Where to start? It’s drizzling. The sky is a patchwork of uncertain blue and grey. We’ve had a decidedly damp few days. Overnight the one-thousandth millimetre of rain this season deposited itself in the rain gauge. It’s only the second time since I started recording the rainfall towards the end of the last millennium that we’ve registered a 1000 mms. By our standards that’s a lot of rain, most of it welcome – by this resident, at least - in a region more often threatened by drought than flooding.

In one way the showers – and intermittent squalls – have been quite useful because I haven’t had to water the more sensitive parts of Jones’s garden, something I undertook to do when she set off on a flying visit to the UK earlier in the week. She should have been safely home again by this time but like multitudes of other unfortunates she is stranded, courtesy of a plume of volcanic ash from Iceland. At least she’s in the good hands of her family in Leamington Spa. She's rebooked for Monday but whether she’ll get home that day depends as much on the vagaries of Vulcan as on Ryanair.

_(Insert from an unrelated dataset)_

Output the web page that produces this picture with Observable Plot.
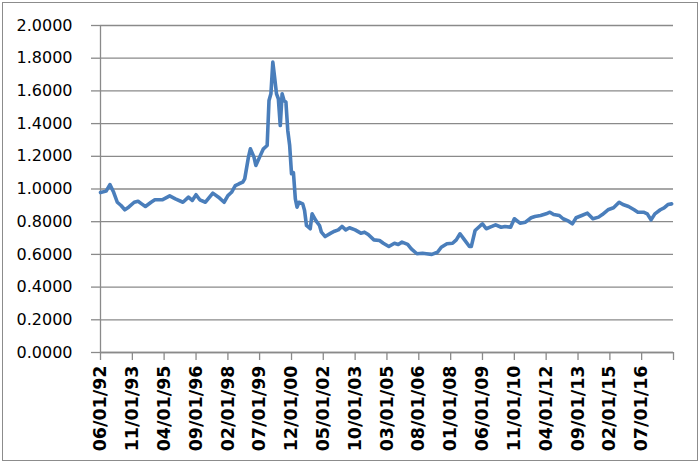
<!DOCTYPE html>
<html>
<head>
<meta charset="utf-8">
<script src="https://cdn.jsdelivr.net/npm/d3@7"></script>
<script src="https://cdn.jsdelivr.net/npm/@observablehq/plot@0.6"></script>
<style>
  html, body { margin: 0; padding: 0; background: #fff; }
  #wrap { position: relative; width: 700px; height: 465px; }
  #border { position: absolute; left: 2px; top: 2px; width: 694px; height: 457px; border: 1px solid #8c8c8c; pointer-events: none; }
</style>
</head>
<body>
<div id="wrap"><div id="border"></div></div>
<script>
const months = [
"1992-06","1992-09","1992-11","1993-01","1993-03","1993-05","1993-07","1993-09","1993-12","1994-02",
"1994-04","1994-06","1994-09","1994-11","1995-03","1995-07","1995-10","1996-02","1996-05","1996-07",
"1996-09","1996-11","1997-02","1997-06","1997-09","1997-12","1998-02","1998-04","1998-06","1998-08",
"1998-10","1998-11","1999-01","1999-02","1999-04","1999-05","1999-07","1999-09","1999-11","1999-12",
"2000-01","2000-02","2000-03","2000-04","2000-05","2000-06","2000-07","2000-08","2000-09","2000-10",
"2000-11","2000-12","2001-01","2001-02","2001-03","2001-04","2001-06","2001-07","2001-08","2001-10",
"2001-11","2002-01","2002-03","2002-04","2002-06","2002-09","2002-11","2003-01","2003-03","2003-05",
"2003-07","2003-10","2004-01","2004-03","2004-05","2004-08","2004-11","2005-01","2005-04","2005-07",
"2005-09","2005-11","2006-02","2006-04","2006-07","2006-10","2006-12","2007-03","2007-06","2007-08",
"2007-11","2008-02","2008-04","2008-06","2008-08","2008-11","2008-12","2009-02","2009-05","2009-06",
"2009-08","2009-11","2010-01","2010-04","2010-06","2010-09","2010-11","2011-02","2011-05","2011-08",
"2011-10","2012-01","2012-04","2012-06","2012-08","2012-11","2013-01","2013-04","2013-06","2013-08",
"2013-11","2014-02","2014-05","2014-08","2014-10","2015-01","2015-04","2015-07","2015-09","2015-12",
"2016-03","2016-05","2016-08","2016-10","2016-12","2017-02","2017-05","2017-07","2017-09","2017-11"
];
const values = [
0.978,0.987,1.027,0.98,0.919,0.899,0.873,0.889,0.919,0.925,
0.909,0.893,0.919,0.934,0.934,0.958,0.940,0.919,0.950,0.930,
0.965,0.934,0.919,0.975,0.95,0.919,0.96,0.98,1.021,1.032,
1.042,1.062,1.195,1.246,1.195,1.144,1.195,1.246,1.266,1.541,
1.582,1.776,1.684,1.582,1.552,1.388,1.582,1.541,1.531,1.358,
1.266,1.093,1.10,0.94,0.889,0.919,0.909,0.869,0.777,0.757,
0.848,0.807,0.777,0.736,0.709,0.730,0.742,0.750,0.771,0.750,
0.763,0.750,0.730,0.736,0.722,0.689,0.685,0.668,0.648,0.668,
0.661,0.675,0.661,0.634,0.604,0.607,0.604,0.600,0.613,0.644,
0.665,0.668,0.689,0.726,0.695,0.648,0.648,0.746,0.777,0.787,
0.757,0.771,0.781,0.766,0.771,0.766,0.818,0.791,0.797,0.824,
0.832,0.838,0.848,0.858,0.844,0.838,0.818,0.803,0.787,0.824,
0.838,0.852,0.818,0.828,0.844,0.873,0.885,0.919,0.905,0.893,
0.873,0.858,0.858,0.848,0.811,0.848,0.873,0.885,0.905,0.909
];
const xTickLabels = ["06/01/92","11/01/93","04/01/95","09/01/96","02/01/98","07/01/99","12/01/00","05/01/02","10/01/03","03/01/05","08/01/06","01/01/08","06/01/09","11/01/10","04/01/12","09/01/13","02/01/15","07/01/16"];
const xAxisEnd = "12/01/17";
const yTicks = [0, 0.2, 0.4, 0.6, 0.8, 1.0, 1.2, 1.4, 1.6, 1.8, 2.0];

const parseMonth = d3.utcParse("%Y-%m");
const parseLabel = d3.utcParse("%m/%d/%y");
const fmtLabel = d3.utcFormat("%m/%d/%y");
const data = months.map((m, i) => ({date: parseMonth(m), value: values[i]}));
const tickDates = xTickLabels.concat([xAxisEnd]).map(parseLabel);
const endKey = +parseLabel(xAxisEnd);

const gridColor = "#8a8a8a";
const chart = Plot.plot({
  width: 700,
  height: 465,
  marginLeft: 100,
  marginRight: 27,
  marginTop: 25,
  marginBottom: 113,
  style: {fontFamily: "DejaVu Sans", fontSize: "16px", color: "black", background: "transparent"},
  x: {type: "utc", domain: [tickDates[0], tickDates[tickDates.length - 1]], label: null},
  y: {domain: [0, 2], label: null},
  marks: [
    Plot.gridY(yTicks, {stroke: gridColor, strokeOpacity: 1, strokeWidth: 1.3}),
    Plot.ruleX([tickDates[0]], {stroke: gridColor, strokeWidth: 1.3}),
    Plot.ruleY([0], {stroke: gridColor, strokeWidth: 1.3}),
    Plot.axisY({ticks: yTicks, tickFormat: d3.format(".4f"), tickSize: 9, tickPadding: 19,
      stroke: gridColor, strokeWidth: 1.3, fill: "black", fontSize: 16, label: null}),
    Plot.axisX({ticks: tickDates, tickSize: 8, tickPadding: 5, tickRotate: -90,
      tickFormat: d => (+d === endKey ? "" : fmtLabel(d)),
      stroke: gridColor, strokeWidth: 1.3, fill: "black", fontSize: 17.5, fontWeight: "bold", label: null}),
    Plot.line(data, {x: "date", y: "value", stroke: "#4a7ebb", strokeWidth: 3.6, strokeLinejoin: "round", strokeLinecap: "round"})
  ]
});
document.getElementById("wrap").prepend(chart);
</script>
</body>
</html>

Being a cautious fellow, I have assumed the worst and got in a new stock of yoghurt and muesli to see me through the next few days. Fortunately, Jones left me with a large (now depleted) pot of stew, a portion of which I have heated each evening and spread over the rice (that Jones also left me), which I am sharing with the dogs. I have also bought some more rice and, under the guidance of helpful neighbour, rendered it edible by pouring it into some hot water and letting it simmer. Cooking isn’t really my thing.

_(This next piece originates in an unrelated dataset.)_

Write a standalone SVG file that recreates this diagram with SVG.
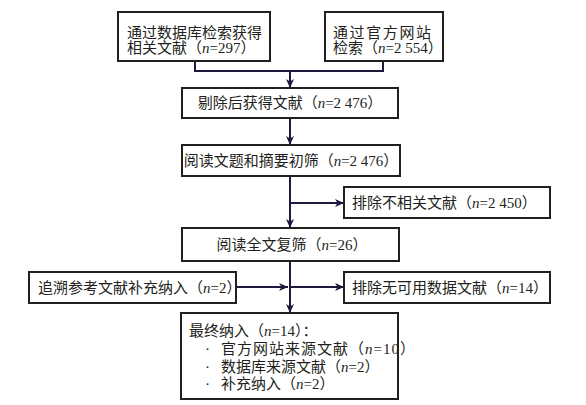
<svg xmlns="http://www.w3.org/2000/svg" width="586" height="405" viewBox="0 0 586 405">
<defs>
<marker id="arr" markerUnits="userSpaceOnUse" markerWidth="10" markerHeight="10" refX="9" refY="5" orient="auto">
<path d="M0,1 L9,5 L0,9 L2.5,5 z" fill="#1d1a3d"/>
</marker>
<style>
.box{fill:#fff;stroke:#231f20;stroke-width:2}
.t{font-family:"Liberation Serif","Noto Sans CJK SC",serif;font-size:15px;fill:#231f20}
.c{text-anchor:middle}
.ln{fill:none;stroke:#1d1a3d;stroke-width:2}
.a{marker-end:url(#arr)}
</style>
</defs>
<rect width="586" height="405" fill="#fff"/>
<g id="connectors">
<path class="ln" d="M195,61 V71 H383 V61"/>
<path class="ln a" d="M290,71 V88"/>
<path class="ln a" d="M290,118 V145"/>
<path class="ln a" d="M290,176 V228"/>
<path class="ln a" d="M290,203 H344"/>
<path class="ln a" d="M290,261 V313"/>
<path class="ln a" d="M236,287 H288"/>
<path class="ln a" d="M290,287 H344"/>
</g>
<g id="n1">
<rect class="box" x="118" y="12" width="152" height="49"/>
<text class="t" x="127" y="38">通过数据库检索获得</text>
<text class="t" x="127" y="53">相关文献（<tspan font-style="italic">n</tspan>=297）</text>
</g>
<g id="n2">
<rect class="box" x="325" y="12" width="118" height="49"/>
<text class="t" x="333" y="38" letter-spacing="1.6">通过官方网站</text>
<text class="t" x="333" y="53">检索（<tspan font-style="italic">n</tspan>=2 554）</text>
</g>
<g id="n3">
<rect class="box" x="182" y="88" width="216" height="30"/>
<text class="t c" x="290" y="108">剔除后获得文献（<tspan font-style="italic">n</tspan>=2 476）</text>
</g>
<g id="n4">
<rect class="box" x="182" y="145" width="218" height="31"/>
<text class="t c" x="291" y="166">阅读文题和摘要初筛（<tspan font-style="italic">n</tspan>=2 476）</text>
</g>
<g id="n5">
<rect class="box" x="344" y="187" width="206" height="31"/>
<text class="t" x="352" y="208">排除不相关文献（<tspan font-style="italic">n</tspan>=2 450）</text>
</g>
<g id="n6">
<rect class="box" x="182" y="228" width="217" height="33"/>
<text class="t c" x="292" y="250">阅读全文复筛（<tspan font-style="italic">n</tspan>=26）</text>
</g>
<g id="n7">
<rect class="box" x="29" y="272" width="207" height="31"/>
<text class="t" x="38" y="293">追溯参考文献补充纳入（<tspan font-style="italic">n</tspan>=2）</text>
</g>
<g id="n8">
<rect class="box" x="344" y="272" width="206" height="31"/>
<text class="t" x="352" y="293">排除无可用数据文献（<tspan font-style="italic">n</tspan>=14）</text>
</g>
<g id="n9">
<rect class="box" x="181" y="313" width="217" height="86"/>
<text class="t" x="189" y="336">最终纳入（<tspan font-style="italic">n</tspan>=14）：</text>
<text class="t" x="205" y="354">·</text>
<text class="t" x="221" y="354" letter-spacing="1">官方网站来源文献（<tspan font-style="italic">n</tspan>=10）</text>
<text class="t" x="205" y="372">·</text>
<text class="t" x="221" y="372">数据库来源文献（<tspan font-style="italic">n</tspan>=2）</text>
<text class="t" x="205" y="389">·</text>
<text class="t" x="221" y="389">补充纳入（<tspan font-style="italic">n</tspan>=2）</text>
</g>
</svg>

Another venture that hasn’t gone entirely to plan has been the purchase of a thin-screen TV (cum computer screen) for the lounge. We already have one there but at 26 inches (66 cm), it’s decidedly on the small side and we have to squint to see it form the dining room table. After much research, both online and en situ, I settled on an 80 cm model from a shop in Loule that has previously served me well.
The question was how to get it to the car. There was a private parking spot just outside the store but it proved too small. So I agreed with the young lady assisting me that she would box up the set – it was a display model – and that, having fetched the car, I would pause outside the store for a moment to load the TV into the boot – which I did.

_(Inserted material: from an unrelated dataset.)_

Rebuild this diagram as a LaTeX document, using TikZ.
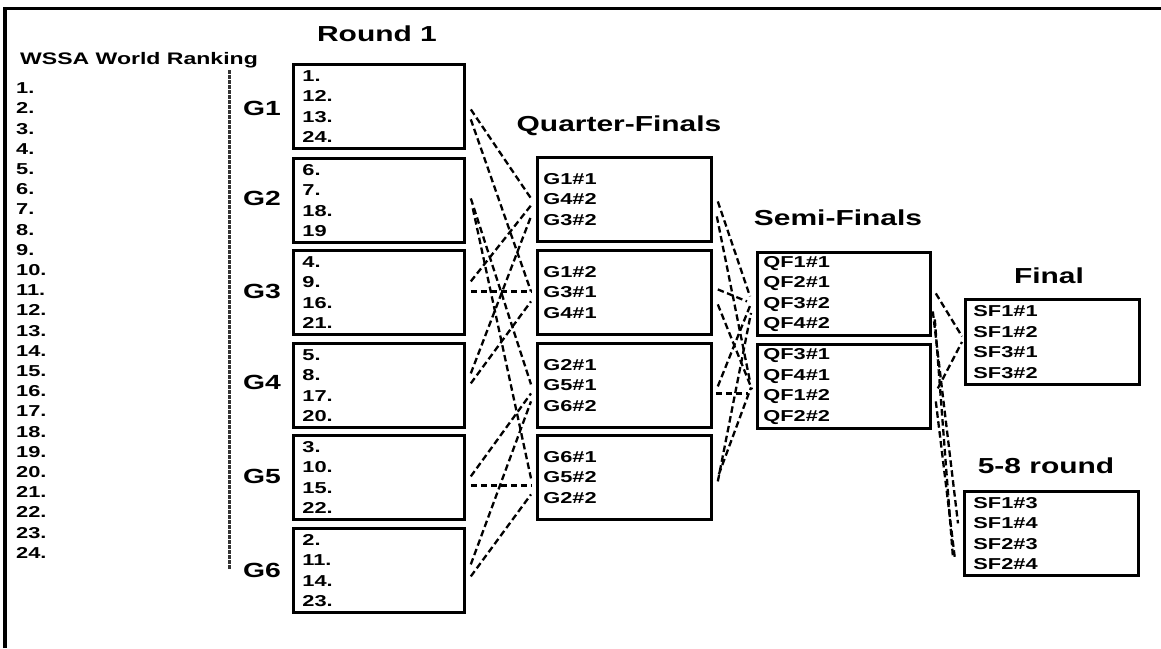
\documentclass[tikz,border=0pt]{standalone}
\usepackage{fontspec}
\setmainfont{Liberation Sans}[FakeStretch=1.38]
\usetikzlibrary{calc}
\begin{document}
\begin{tikzpicture}[x=1pt,y=-1pt,
  every node/.style={inner sep=0pt},
  boxtxt/.style={font=\bfseries\fontsize{15.8}{20.5}\selectfont},
  heading/.style={anchor=base, font=\bfseries\fontsize{21.7}{26}\selectfont},
  grp/.style={anchor=base, font=\bfseries\fontsize{20.5}{24}\selectfont},
  box/.style={draw, line width=2.8pt, anchor=north west, align=left, boxtxt,
              inner ysep=0pt, minimum height=84pt},
  link/.style={line width=2.3pt, dash pattern=on 6.5pt off 3.5pt},
  sepline/.style={line width=3pt, black!80, dash pattern=on 3.5pt off 1.5pt},
]
\useasboundingbox (0,0) rectangle (1161,648);

% frame
\draw[line width=3.2pt] (5,648) -- (5,8.5) -- (1161,8.5);

% ranking list
\node[anchor=base, font=\bfseries\fontsize{16.7}{20}\selectfont] (rankhead) at (139,64.5) {WSSA World Ranking};
\foreach \i in {1,...,24} {
  \node[boxtxt, anchor=base west] (rk\i) at (16,{93.65+(\i-1)*20.2}) {\i.};
}
\draw[sepline] (229,70) -- (229,570);

% round 1
\node[heading] (r1head) at (377,41.5) {Round 1};
\foreach \g/\y in {1/115,2/205,3/298,4/389,5/483,6/577} {
  \node[grp] (g\g) at (262,\y) {G\g};
}
\begin{scope}[every node/.append style={box, inner xsep=9pt, text width=153pt, minimum width=171pt}]
  \node (r1) at (292,63)  {1.\\12.\\13.\\24.};
  \node (r2) at (292,157) {6.\\7.\\18.\\19};
  \node (r3) at (292,249) {4.\\9.\\16.\\21.};
  \node (r4) at (292,342) {5.\\8.\\17.\\20.};
  \node (r5) at (292,434) {3.\\10.\\15.\\22.};
  \node (r6) at (292,527) {2.\\11.\\14.\\23.};
\end{scope}

% quarter-finals
\node[heading] (qhead) at (619,131) {Quarter-Finals};
\begin{scope}[every node/.append style={box, inner xsep=6pt, text width=162pt, minimum width=174pt}]
  \node (q1) at (536,156) {G1\#1\\G4\#2\\G3\#2};
  \node (q2) at (536,249) {G1\#2\\G3\#1\\G4\#1};
  \node (q3) at (536,342) {G2\#1\\G5\#1\\G6\#2};
  \node (q4) at (536,434) {G6\#1\\G5\#2\\G2\#2};
\end{scope}

% semi-finals
\node[heading] (shead) at (838,225) {Semi-Finals};
\begin{scope}[every node/.append style={box, inner xsep=6pt, text width=161pt, minimum width=173pt}]
  \node[minimum height=83pt] (s1) at (756,251) {QF1\#1\\QF2\#1\\QF3\#2\\QF4\#2};
  \node (s2) at (756,343) {QF3\#1\\QF4\#1\\QF1\#2\\QF2\#2};
\end{scope}

% final and 5-8 round
\node[heading] (fhead) at (1049,283) {Final};
\node[box, inner xsep=8pt, text width=158pt, minimum width=174pt, minimum height=85pt] (fin) at (964,298)
  {SF1\#1\\SF1\#2\\SF3\#1\\SF3\#2};
\node[heading] (ehead) at (1046,473) {5-8 round};
\node[box, inner xsep=9pt, text width=156pt, minimum width=174pt] (pl) at (963,490)
  {SF1\#3\\SF1\#4\\SF2\#3\\SF2\#4};

% round 1 -> quarter-finals
\draw[link] ($(r1.east)+(5,3)$)   -- ($(q1.west)+(-5,-1)$);
\draw[link] ($(r1.east)+(5,13)$)  -- ($(q2.west)+(-5,-1)$);
\draw[link] ($(r2.east)+(5,-2)$)  -- ($(q3.west)+(-5,-1)$);
\draw[link] ($(r2.east)+(7,8)$)   -- ($(q4.west)+(-5,1)$);
\draw[link] ($(r3.east)+(5,-11)$) -- ($(q1.west)+(-5,6)$);
\draw[link] ($(r3.east)+(5,-1)$)  -- ($(q2.west)+(-5,-1)$);
\draw[link] ($(r4.east)+(5,-12)$) -- ($(q1.west)+(-5,17)$);
\draw[link] ($(r4.east)+(5,-2)$)  -- ($(q2.west)+(-5,9)$);
\draw[link] ($(r5.east)+(5,-1)$)  -- ($(q3.west)+(-5,8)$);
\draw[link] ($(r5.east)+(5,8)$)   -- ($(q4.west)+(-5,8)$);
\draw[link] ($(r6.east)+(5,-6)$)  -- ($(q3.west)+(-5,16)$);
\draw[link] ($(r6.east)+(5,6)$)   -- ($(q4.west)+(-5,17)$);

% quarter-finals -> semi-finals
\draw[link] ($(q1.east)+(5,2)$)   -- ($(s1.west)+(-6,2.5)$);
\draw[link] ($(q1.east)+(4,17)$)  -- ($(s2.west)+(-6,-5)$);
\draw[link] ($(q2.east)+(5,-3)$)  -- ($(s1.west)+(-9,7.5)$);
\draw[link] ($(q2.east)+(5,12)$)  -- ($(s2.west)+(-4,3)$);
\draw[link] ($(q3.east)+(5,1)$)   -- ($(s1.west)+(-6,12)$);
\draw[link] ($(q3.east)+(3,8)$)   -- ($(s2.west)+(-8,7)$);
\draw[link] ($(q4.east)+(5,4)$)   -- ($(s1.west)+(-5,19)$);
\draw[link] ($(q4.east)+(6,-3)$)  -- ($(s2.west)+(-5,1)$);

% semi-finals -> final / 5-8 round
\draw[link] ($(s1.east)+(4,-0.5)$) -- ($(fin.west)+(-2,-5.5)$);
\draw[link] ($(s2.east)+(6,2)$)    -- ($(fin.west)+(-2,0)$);
\draw[link] ($(s1.east)+(1,17.5)$) -- ($(pl.west)+(-5,-10)$);
\draw[link] ($(s1.east)+(3,25.5)$) -- ($(pl.west)+(-10,25)$);
\draw[link] ($(s2.east)+(4,15)$)   -- ($(pl.west)+(-8,26)$);
\end{tikzpicture}
\end{document}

The assistant, seeing me coming, hurried out carrying the box. Declining my help she headed for the car. But with the box in front of her, she didn’t see a lurking pothole, which tripped her up. She twisted her ankle and went flying. So did the box with the TV.
Natasha came to do an extra day on Friday – designed to present Jones with a sparkling house on her return from the UK. With 30 minutes to spare before the Loule bus, we dropped in on the Coral for a cup of coffee. On the way back I heard an ominous clatter from the front wheel and stopped the car to retrieve a half-inch nail from the tyre. I doubted that I’d make it home before the wheel went flat but I did. And the tyre was still good this morning when we set out to walk in the valley.

For the rest, life continues: the usual round of cats and dogs, working with Nelson (on our one dry day) and chores - Jones’s as well as mine although I’m not complaining.
Our commuting neighbours, David and Sarah, returned from the Isle of Wight for a month’s stay in their cottage, just across the field.
As I say, the week hasn’t gone entirely to plan.